Your instructions.
Return the material exactly, first line through the line containing "W, H = 938, 417", and nothing more. Pictures stay out.

Records with drawing code
________________

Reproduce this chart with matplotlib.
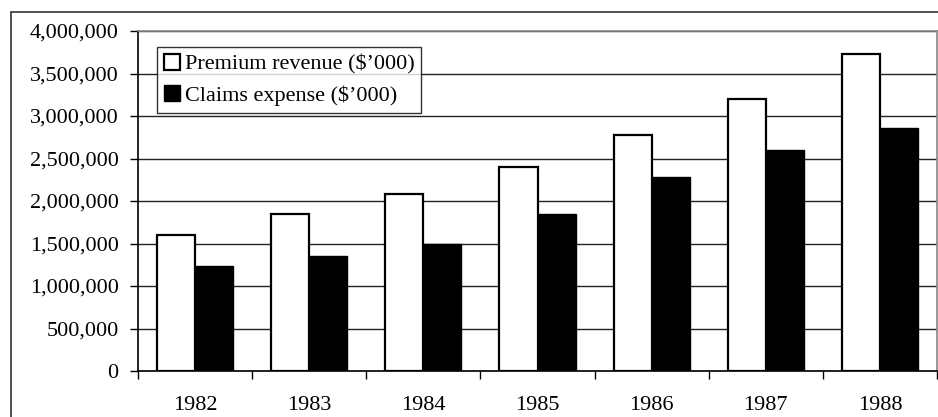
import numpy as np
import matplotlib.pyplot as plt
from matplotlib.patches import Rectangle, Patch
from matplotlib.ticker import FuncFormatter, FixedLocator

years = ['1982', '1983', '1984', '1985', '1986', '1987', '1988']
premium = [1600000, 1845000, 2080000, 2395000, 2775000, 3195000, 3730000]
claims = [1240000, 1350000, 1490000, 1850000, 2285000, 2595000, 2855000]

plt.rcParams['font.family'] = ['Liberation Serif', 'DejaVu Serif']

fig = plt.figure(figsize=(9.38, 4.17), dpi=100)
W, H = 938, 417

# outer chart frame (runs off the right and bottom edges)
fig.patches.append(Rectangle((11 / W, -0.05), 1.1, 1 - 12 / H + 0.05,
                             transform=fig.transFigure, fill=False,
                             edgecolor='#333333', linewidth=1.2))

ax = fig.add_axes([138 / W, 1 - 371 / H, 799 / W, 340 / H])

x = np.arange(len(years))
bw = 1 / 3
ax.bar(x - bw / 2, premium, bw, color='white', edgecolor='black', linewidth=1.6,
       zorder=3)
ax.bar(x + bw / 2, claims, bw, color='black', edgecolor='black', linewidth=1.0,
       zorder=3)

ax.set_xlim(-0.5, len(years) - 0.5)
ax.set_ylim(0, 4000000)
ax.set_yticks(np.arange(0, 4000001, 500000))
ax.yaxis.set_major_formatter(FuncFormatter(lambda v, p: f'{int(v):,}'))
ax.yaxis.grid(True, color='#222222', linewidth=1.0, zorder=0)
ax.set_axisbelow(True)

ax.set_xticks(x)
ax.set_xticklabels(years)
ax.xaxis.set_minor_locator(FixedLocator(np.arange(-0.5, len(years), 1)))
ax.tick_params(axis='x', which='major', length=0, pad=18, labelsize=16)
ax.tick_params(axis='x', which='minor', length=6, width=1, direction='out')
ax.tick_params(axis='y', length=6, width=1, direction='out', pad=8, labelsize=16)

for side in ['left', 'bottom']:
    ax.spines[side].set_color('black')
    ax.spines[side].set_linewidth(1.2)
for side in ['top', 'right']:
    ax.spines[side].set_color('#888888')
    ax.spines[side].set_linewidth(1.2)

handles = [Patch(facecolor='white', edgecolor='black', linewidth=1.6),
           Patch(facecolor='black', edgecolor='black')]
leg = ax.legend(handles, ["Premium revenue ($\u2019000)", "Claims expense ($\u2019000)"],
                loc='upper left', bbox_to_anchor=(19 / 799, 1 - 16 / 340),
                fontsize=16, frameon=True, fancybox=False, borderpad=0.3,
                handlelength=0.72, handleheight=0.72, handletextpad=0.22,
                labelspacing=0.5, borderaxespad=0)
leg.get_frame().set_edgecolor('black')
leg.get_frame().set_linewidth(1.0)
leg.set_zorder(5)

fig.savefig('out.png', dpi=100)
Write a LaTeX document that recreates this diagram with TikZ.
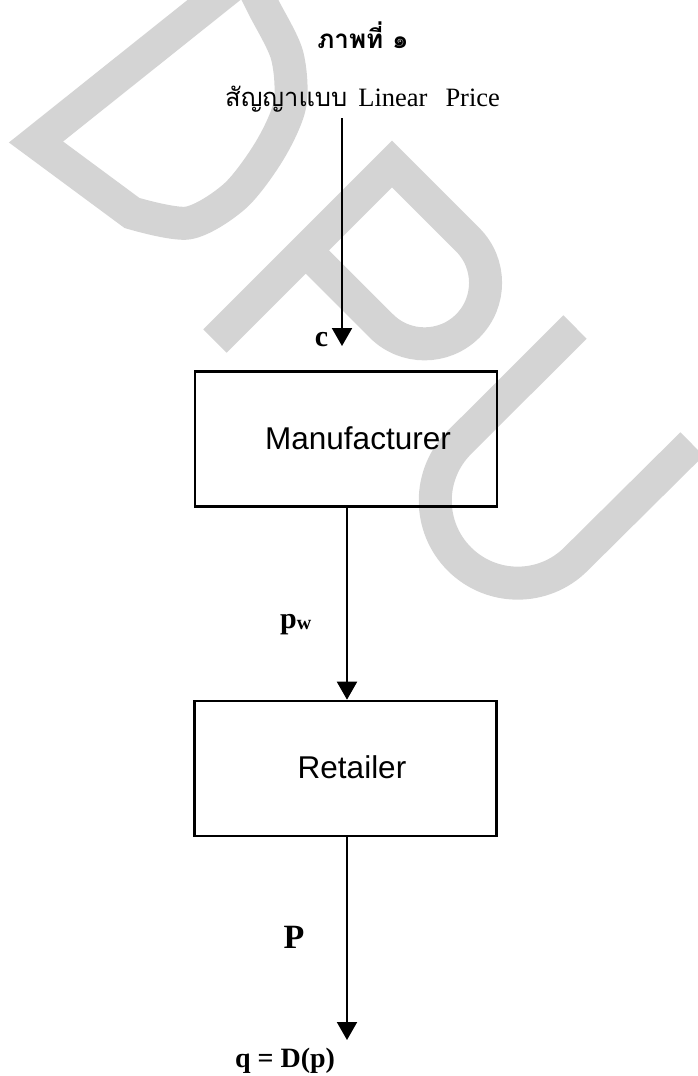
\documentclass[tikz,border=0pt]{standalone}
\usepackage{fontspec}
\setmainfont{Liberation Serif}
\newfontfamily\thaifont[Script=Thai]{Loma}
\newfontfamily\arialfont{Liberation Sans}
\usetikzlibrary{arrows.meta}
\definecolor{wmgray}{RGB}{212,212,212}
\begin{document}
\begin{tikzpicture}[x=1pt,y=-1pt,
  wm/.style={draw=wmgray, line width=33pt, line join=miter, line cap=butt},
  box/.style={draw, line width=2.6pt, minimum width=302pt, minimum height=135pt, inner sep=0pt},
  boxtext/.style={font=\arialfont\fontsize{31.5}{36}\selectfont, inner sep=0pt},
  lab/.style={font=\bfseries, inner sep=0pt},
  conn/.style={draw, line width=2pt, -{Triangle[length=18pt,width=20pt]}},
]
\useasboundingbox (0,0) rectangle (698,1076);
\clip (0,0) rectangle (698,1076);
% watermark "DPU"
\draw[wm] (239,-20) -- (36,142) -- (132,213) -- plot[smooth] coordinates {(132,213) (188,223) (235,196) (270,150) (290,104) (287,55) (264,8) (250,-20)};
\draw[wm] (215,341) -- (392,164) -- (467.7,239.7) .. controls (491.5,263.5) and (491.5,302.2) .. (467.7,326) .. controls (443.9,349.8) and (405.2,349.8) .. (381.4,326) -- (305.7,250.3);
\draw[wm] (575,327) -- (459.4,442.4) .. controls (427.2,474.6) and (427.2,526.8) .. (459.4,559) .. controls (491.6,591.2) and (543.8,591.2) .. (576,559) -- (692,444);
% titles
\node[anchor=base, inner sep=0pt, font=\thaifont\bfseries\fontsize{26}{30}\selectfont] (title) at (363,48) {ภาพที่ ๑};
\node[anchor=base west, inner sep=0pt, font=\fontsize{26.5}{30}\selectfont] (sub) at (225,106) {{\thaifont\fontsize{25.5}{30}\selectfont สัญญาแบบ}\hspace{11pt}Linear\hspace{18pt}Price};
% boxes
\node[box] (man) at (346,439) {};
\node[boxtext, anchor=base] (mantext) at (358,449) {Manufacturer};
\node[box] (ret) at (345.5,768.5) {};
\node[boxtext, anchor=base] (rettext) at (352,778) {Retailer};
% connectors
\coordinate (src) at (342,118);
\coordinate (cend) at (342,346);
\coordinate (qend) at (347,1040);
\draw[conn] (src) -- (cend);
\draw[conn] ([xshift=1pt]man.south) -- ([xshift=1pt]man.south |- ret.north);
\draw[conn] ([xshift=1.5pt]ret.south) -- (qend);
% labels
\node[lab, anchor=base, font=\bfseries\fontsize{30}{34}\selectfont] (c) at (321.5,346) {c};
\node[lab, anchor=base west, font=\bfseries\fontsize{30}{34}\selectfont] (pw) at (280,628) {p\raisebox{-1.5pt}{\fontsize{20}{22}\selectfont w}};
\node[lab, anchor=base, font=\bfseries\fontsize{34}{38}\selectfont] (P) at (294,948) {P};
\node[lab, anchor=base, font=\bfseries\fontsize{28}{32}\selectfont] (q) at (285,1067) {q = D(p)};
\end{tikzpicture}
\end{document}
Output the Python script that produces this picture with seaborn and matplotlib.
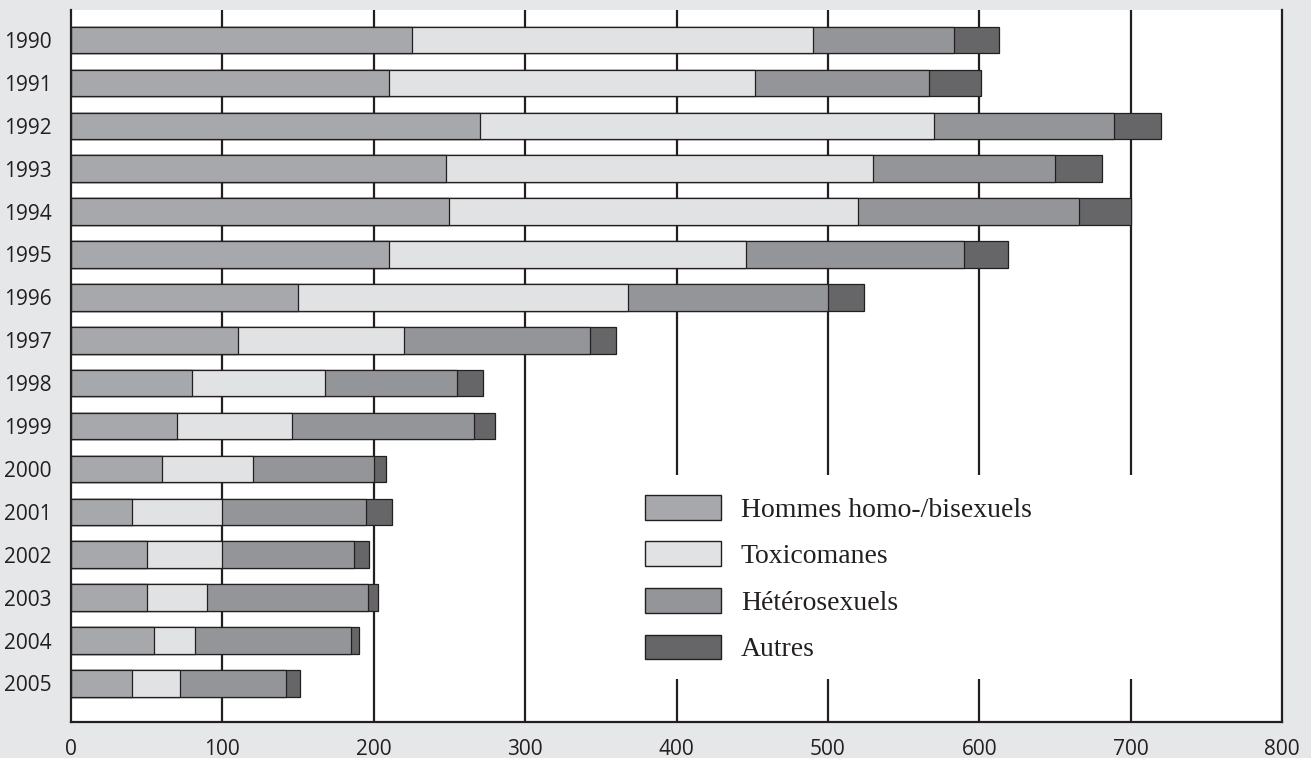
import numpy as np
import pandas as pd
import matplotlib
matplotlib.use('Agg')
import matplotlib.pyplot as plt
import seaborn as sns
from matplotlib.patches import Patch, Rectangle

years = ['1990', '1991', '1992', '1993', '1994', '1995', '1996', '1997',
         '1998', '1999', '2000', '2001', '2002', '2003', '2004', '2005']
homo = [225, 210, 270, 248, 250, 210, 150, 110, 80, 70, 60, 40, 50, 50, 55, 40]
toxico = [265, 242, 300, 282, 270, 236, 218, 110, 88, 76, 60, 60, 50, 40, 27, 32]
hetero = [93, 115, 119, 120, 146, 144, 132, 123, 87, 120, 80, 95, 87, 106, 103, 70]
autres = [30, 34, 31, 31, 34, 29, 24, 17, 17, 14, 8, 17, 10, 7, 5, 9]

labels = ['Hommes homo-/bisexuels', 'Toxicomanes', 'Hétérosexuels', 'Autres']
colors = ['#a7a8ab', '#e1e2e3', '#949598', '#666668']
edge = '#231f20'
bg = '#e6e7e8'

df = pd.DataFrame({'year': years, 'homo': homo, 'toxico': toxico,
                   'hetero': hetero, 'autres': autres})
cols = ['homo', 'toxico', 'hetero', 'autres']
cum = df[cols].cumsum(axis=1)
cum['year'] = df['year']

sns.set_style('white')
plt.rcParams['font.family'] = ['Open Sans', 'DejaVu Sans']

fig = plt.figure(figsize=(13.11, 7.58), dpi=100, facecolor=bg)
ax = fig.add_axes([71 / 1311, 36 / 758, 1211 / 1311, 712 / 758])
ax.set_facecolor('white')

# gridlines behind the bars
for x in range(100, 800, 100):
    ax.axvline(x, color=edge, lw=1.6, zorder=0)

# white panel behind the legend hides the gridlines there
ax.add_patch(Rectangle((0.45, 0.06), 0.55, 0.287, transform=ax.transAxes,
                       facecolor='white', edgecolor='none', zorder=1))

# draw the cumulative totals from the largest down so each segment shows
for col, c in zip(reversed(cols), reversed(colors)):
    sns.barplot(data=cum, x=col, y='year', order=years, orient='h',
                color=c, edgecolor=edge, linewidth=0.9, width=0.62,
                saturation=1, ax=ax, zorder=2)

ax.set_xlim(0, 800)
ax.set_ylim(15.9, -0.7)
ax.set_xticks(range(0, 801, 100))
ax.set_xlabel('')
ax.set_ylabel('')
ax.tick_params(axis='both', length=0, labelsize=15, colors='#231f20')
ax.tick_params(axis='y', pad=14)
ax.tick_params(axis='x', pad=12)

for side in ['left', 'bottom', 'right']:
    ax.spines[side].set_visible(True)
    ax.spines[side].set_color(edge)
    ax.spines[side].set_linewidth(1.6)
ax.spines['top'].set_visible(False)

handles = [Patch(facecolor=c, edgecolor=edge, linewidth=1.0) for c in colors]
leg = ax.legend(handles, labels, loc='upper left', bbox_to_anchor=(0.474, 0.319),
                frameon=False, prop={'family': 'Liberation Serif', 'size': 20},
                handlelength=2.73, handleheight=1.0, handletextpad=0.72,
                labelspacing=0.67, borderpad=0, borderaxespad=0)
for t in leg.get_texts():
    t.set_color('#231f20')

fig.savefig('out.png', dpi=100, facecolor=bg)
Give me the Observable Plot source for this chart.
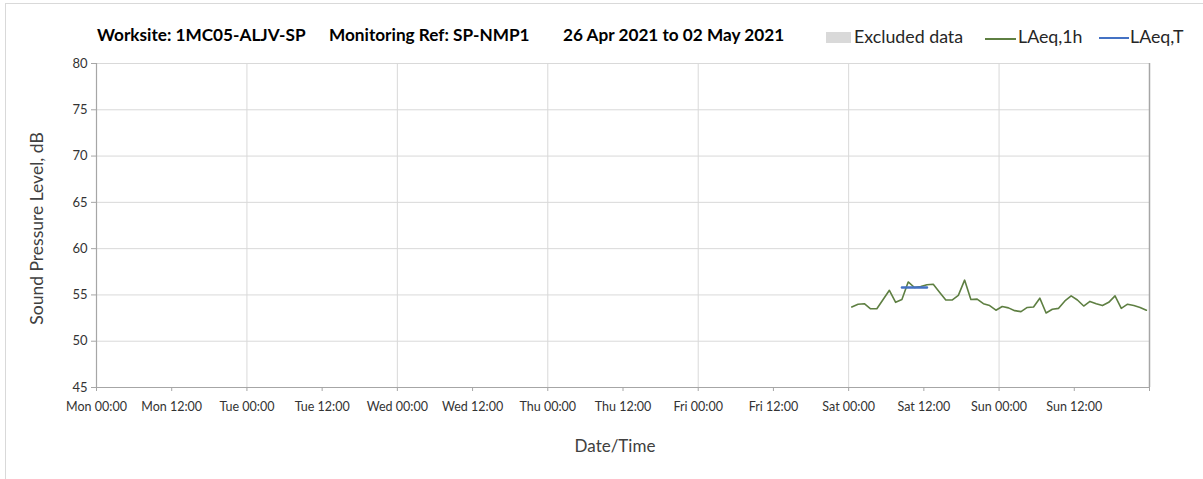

________________

Completed exercise.
Reproduce this chart with matplotlib.
import numpy as np
import matplotlib.pyplot as plt
from matplotlib.patches import Rectangle, Patch
from matplotlib.ticker import FuncFormatter, FixedLocator

years = ['1982', '1983', '1984', '1985', '1986', '1987', '1988']
premium = [1600000, 1845000, 2080000, 2395000, 2775000, 3195000, 3730000]
claims = [1240000, 1350000, 1490000, 1850000, 2285000, 2595000, 2855000]

plt.rcParams['font.family'] = ['Liberation Serif', 'DejaVu Serif']

fig = plt.figure(figsize=(9.38, 4.17), dpi=100)
W, H = 938, 417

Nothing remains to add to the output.